Sometimes a great few months leads to a moment of weakness…I understand, I have been there too. I remembered when I was doing so well with everything in my life and then suddenly, a single moment of weakness hits me and I am back down and dirtied with my own tears of pain. I tell myself that I’m going to be ok, that I will survive, that I will make it out of it without scratches. But I still bleed and bruise to the point where nothing makes sense and I make my husband pay for it by giving him the silent treatment. And because he loves me, he just endures without saying anything. The guilt of what I do comes back to bite me a few days later.
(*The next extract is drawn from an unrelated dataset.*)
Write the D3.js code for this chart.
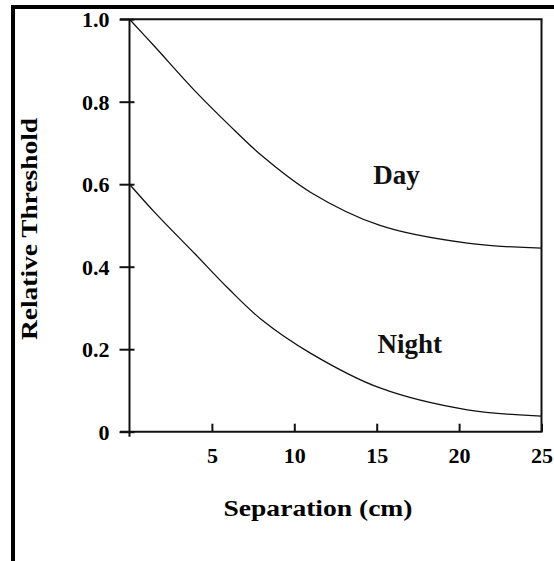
<!DOCTYPE html>
<html><head><meta charset="utf-8">
<script src="https://cdn.jsdelivr.net/npm/d3@7"></script>
<style>body{margin:0;background:#fff}svg{display:block}</style>
</head><body>
<script>
const separation = [0, 1.5, 4, 6, 8, 11, 15.2, 20.5, 25];
const dayThreshold = [1.0, 0.935, 0.825, 0.745, 0.67, 0.58, 0.50, 0.457, 0.445];
const nightThreshold = [0.6, 0.533, 0.43, 0.347, 0.272, 0.19, 0.106, 0.053, 0.038];
const xTicks = [5, 10, 15, 20, 25];
const yTicks = [0, 0.2, 0.4, 0.6, 0.8, 1.0];
const seriesLabels = [{name:"Day", x:16.2, y:0.6}, {name:"Night", x:17, y:0.19}];

const W = 554, H = 561;
const svg = d3.select("body").append("svg").attr("width", W).attr("height", H);
const x = d3.scaleLinear().domain([0, 25]).range([129.5, 541.5]);
const y = d3.scaleLinear().domain([0, 1]).range([431.7, 19.2]);
const font = "Liberation Serif";

// outer frame
svg.append("rect").attr("x", 11).attr("y", 5).attr("width", W).attr("height", 4).attr("fill", "#000");
svg.append("rect").attr("x", 11).attr("y", 5).attr("width", 4).attr("height", H).attr("fill", "#000");

// plot box lines
const g = svg.append("g").attr("stroke", "#111").attr("stroke-width", 2).attr("fill", "none");
g.append("line").attr("x1", 120).attr("x2", x(25)+1).attr("y1", y(1)).attr("y2", y(1));
g.append("line").attr("x1", x(25)).attr("x2", x(25)).attr("y1", y(1)).attr("y2", y(0));
g.append("line").attr("x1", 120).attr("x2", x(25)+1).attr("y1", y(0)).attr("y2", y(0));
g.append("line").attr("x1", x(0)).attr("x2", x(0)).attr("y1", y(1)).attr("y2", y(0)+5);

// y axis
const yAxis = d3.axisLeft(y).tickValues(yTicks).tickSize(10).tickPadding(10)
  .tickFormat(d => d === 0 ? "0" : d3.format(".1f")(d));
const ya = svg.append("g").attr("transform", `translate(${x(0)},0)`).call(yAxis)
  .attr("font-family", font).attr("font-size", 22);
ya.select(".domain").remove();
ya.selectAll(".tick line").attr("x1", 5).attr("x2", -10).attr("stroke", "#111").attr("stroke-width", 2);
ya.selectAll(".tick text").style("font-family", font).attr("font-weight", "bold")
  .attr("fill", "#000").attr("dy", "0.35em");

// x axis
const xAxis = d3.axisBottom(x).tickValues(xTicks).tickSize(-8).tickPadding(16).tickFormat(d3.format("d"));
const xa = svg.append("g").attr("transform", `translate(0,${y(0)})`).call(xAxis)
  .attr("font-family", font).attr("font-size", 22);
xa.select(".domain").remove();
xa.selectAll(".tick line").attr("stroke", "#111").attr("stroke-width", 2);
xa.selectAll(".tick text").style("font-family", font).attr("font-weight", "bold")
  .attr("fill", "#000").attr("dy", "0.71em");

// curves
const line = d3.line().x(d => x(d[0])).y(d => y(d[1])).curve(d3.curveCatmullRom.alpha(0.5));
[dayThreshold, nightThreshold].forEach(vals => {
  svg.append("path").datum(separation.map((s, i) => [s, vals[i]]))
    .attr("d", line).attr("fill", "none").attr("stroke", "#111").attr("stroke-width", 1.3);
});

// series labels
svg.selectAll("text.series").data(seriesLabels).enter().append("text")
  .attr("class", "series").attr("x", d => x(d.x)).attr("y", d => y(d.y))
  .attr("text-anchor", "middle").style("font-family", font).attr("font-size", 27)
  .attr("font-weight", "bold").attr("fill", "#111").text(d => d.name);

// axis titles
svg.append("text").attr("x", 318).attr("y", 516).attr("text-anchor", "middle")
  .style("font-family", font).attr("font-weight", "bold").attr("font-size", 24)
  .attr("textLength", 189).attr("lengthAdjust", "spacingAndGlyphs").text("Separation (cm)");
svg.append("text").attr("transform", "translate(37,229) rotate(-90)").attr("text-anchor", "middle")
  .style("font-family", font).attr("font-weight", "bold").attr("font-size", 24)
  .attr("textLength", 222).attr("lengthAdjust", "spacingAndGlyphs").text("Relative Threshold");
</script>
</body></html>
Sound familiar? I can see you nodding your head. It’s normal to have a bad day or even a day of weakness. It’s human to feel that way. There’s nothing wrong with you. You are not a terrible person. Sometimes things trigger us and before we can control it, the witch from the east comes out. Just make sure you own up to your actions and apologize for your behavior if you hurt others. Saying I was sorry for the way I behaved to my husband was hard in the earlier years but I’ve gotten better at it now. When I find myself falling into that loophole, I ask myself, “What am I getting out of this?” And if the answer is “Nothing,” then I need to stop and fix me while not making him pay for something he didn’t do.
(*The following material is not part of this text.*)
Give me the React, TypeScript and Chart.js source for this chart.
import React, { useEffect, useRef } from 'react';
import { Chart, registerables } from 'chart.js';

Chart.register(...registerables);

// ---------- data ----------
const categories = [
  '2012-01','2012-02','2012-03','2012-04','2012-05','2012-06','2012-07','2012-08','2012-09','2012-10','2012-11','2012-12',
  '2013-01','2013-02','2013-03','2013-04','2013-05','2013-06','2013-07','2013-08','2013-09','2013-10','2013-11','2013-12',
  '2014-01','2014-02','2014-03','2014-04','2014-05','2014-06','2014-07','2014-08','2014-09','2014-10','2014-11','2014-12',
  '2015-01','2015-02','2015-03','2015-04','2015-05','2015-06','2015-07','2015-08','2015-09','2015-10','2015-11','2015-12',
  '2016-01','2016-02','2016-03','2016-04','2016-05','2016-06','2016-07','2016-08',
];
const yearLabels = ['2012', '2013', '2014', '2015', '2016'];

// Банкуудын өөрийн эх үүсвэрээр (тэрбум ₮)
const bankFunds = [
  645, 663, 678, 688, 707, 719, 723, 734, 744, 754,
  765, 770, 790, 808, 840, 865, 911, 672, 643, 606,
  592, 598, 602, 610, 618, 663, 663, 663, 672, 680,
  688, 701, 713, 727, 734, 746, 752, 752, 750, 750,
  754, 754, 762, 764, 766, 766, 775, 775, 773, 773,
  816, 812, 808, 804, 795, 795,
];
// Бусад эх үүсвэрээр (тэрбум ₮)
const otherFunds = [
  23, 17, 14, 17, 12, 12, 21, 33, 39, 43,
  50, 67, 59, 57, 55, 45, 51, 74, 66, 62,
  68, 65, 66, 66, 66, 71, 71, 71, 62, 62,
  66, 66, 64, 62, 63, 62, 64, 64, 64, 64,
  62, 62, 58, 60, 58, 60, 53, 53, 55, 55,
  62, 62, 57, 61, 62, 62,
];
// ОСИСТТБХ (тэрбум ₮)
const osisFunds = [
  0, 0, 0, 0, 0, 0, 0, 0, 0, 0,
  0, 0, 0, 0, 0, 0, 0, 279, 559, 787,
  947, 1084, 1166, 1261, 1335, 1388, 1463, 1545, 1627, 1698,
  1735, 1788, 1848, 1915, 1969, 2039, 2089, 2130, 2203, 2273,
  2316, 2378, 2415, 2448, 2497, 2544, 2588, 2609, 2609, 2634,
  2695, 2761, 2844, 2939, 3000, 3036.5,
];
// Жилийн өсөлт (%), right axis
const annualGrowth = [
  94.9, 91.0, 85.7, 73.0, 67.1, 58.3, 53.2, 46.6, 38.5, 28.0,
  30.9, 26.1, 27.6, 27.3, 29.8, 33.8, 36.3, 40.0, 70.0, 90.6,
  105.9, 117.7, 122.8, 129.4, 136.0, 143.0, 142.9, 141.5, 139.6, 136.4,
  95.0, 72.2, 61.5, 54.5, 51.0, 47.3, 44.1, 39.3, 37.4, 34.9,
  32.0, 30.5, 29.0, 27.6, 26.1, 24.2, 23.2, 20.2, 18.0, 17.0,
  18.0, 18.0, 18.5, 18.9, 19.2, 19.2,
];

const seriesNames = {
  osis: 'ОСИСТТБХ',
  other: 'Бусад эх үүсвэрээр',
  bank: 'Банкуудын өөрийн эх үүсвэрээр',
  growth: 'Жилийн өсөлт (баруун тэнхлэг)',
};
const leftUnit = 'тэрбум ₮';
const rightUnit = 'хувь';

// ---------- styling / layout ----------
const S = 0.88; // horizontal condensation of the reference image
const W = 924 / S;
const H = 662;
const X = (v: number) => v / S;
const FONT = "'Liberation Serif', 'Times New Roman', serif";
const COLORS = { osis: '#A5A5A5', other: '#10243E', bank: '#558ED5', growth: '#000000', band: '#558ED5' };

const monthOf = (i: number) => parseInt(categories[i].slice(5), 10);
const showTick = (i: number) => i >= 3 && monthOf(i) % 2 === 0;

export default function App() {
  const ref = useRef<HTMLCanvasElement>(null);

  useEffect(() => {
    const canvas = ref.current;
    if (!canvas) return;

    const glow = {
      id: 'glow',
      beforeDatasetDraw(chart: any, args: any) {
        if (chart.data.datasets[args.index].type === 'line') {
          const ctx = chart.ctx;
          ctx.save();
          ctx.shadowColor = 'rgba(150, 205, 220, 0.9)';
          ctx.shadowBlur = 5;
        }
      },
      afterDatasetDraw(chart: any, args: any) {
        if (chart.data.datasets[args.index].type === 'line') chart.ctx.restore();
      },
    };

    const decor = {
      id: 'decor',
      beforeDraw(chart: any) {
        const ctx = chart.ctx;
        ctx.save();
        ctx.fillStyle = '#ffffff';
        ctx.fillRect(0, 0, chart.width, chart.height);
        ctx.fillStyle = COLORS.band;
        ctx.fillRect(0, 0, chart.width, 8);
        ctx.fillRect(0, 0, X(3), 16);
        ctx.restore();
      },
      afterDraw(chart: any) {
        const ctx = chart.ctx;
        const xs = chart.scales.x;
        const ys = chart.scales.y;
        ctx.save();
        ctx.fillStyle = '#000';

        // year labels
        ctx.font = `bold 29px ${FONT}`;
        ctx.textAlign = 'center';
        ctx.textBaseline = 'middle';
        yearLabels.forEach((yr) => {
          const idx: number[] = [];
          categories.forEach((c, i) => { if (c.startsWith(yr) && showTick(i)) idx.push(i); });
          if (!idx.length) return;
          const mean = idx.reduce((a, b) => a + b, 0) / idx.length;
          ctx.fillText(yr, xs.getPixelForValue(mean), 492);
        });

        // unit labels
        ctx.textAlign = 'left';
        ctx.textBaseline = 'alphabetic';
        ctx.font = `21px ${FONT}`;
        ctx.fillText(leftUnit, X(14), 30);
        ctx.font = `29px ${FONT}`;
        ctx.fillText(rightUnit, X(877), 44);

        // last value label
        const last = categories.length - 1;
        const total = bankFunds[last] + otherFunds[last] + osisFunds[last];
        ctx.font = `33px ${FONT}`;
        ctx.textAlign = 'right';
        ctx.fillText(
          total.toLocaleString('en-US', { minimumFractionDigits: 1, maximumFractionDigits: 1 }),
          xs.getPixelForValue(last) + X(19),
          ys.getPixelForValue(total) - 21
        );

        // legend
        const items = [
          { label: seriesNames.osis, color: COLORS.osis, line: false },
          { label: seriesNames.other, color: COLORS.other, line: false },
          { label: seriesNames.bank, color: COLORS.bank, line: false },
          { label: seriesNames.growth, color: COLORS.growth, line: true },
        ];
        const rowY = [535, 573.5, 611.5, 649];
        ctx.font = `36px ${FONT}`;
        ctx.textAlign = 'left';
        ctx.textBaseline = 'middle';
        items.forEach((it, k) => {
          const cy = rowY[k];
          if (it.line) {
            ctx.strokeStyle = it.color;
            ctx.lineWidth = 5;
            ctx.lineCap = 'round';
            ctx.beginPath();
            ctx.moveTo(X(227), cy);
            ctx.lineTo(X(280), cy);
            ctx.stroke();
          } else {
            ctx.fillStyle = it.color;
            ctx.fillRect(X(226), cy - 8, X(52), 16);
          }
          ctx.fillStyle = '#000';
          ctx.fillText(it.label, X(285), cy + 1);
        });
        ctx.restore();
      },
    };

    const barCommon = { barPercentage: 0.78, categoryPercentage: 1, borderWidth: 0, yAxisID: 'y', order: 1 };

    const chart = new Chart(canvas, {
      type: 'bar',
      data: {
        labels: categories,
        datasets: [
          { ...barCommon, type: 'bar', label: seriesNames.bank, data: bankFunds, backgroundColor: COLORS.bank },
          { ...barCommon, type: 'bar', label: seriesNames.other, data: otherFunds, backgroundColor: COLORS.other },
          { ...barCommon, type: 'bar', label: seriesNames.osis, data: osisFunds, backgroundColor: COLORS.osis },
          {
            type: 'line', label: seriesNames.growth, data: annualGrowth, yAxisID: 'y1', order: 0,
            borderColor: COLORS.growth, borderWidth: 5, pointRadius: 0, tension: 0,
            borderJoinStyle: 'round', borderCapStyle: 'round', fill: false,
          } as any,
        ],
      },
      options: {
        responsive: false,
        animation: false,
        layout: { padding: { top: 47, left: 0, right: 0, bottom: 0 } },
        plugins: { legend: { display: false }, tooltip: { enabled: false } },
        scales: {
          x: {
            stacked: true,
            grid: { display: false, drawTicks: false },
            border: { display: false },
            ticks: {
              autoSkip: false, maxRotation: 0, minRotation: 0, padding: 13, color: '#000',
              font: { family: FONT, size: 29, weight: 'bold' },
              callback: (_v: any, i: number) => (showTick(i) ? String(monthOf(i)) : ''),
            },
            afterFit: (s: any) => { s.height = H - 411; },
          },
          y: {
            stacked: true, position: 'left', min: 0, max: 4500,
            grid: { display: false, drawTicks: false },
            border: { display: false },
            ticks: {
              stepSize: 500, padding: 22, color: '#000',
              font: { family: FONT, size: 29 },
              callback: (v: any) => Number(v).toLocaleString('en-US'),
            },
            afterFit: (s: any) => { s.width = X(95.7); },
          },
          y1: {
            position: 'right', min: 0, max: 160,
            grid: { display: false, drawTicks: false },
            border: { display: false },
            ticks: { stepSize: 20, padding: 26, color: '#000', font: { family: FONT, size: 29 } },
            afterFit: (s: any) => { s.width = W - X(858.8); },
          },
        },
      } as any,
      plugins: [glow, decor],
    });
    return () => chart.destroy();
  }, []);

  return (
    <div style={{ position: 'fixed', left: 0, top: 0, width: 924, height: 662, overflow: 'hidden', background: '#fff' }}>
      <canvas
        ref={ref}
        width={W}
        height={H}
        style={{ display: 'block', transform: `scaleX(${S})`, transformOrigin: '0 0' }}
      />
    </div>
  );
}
It's easier to use our emotions against those who love us because we trust that they will be ok with it because they love us. Everyone has a limit though and don’t push it. Through the years, I’ve learned that my silent treatment gets nothing done and I wind up hurting my husband badly. The guilt in me doesn’t die down after a few days, in fact, it lingers on and it makes me feel even worse. To keep it from happening is to simply ask myself, “Why am I upset? Who hurt me? What can I do to solve it? And if I can’t, how do I suppress it so I don’t make others pay for it?” These are the questions I’ve had to ask myself and sometimes the answer may be harder to hear and accept than needed. Sometimes the answer is, “It’s you, Houa. It’s all you.” This was a very hard lesson for me to adapt and apply to my life. It was all me who did the pain and hurt to myself and through it all, I made my husband endure it with me. But he saw it without me saying a single word and helped me to forgive myself.
Be gentle with yourself as you work through healing. Turn to those who love you to share and ask them to applaud you for your wins. Celebrate your every milestone with the person who sees you at your lowest and still loves you without holding back.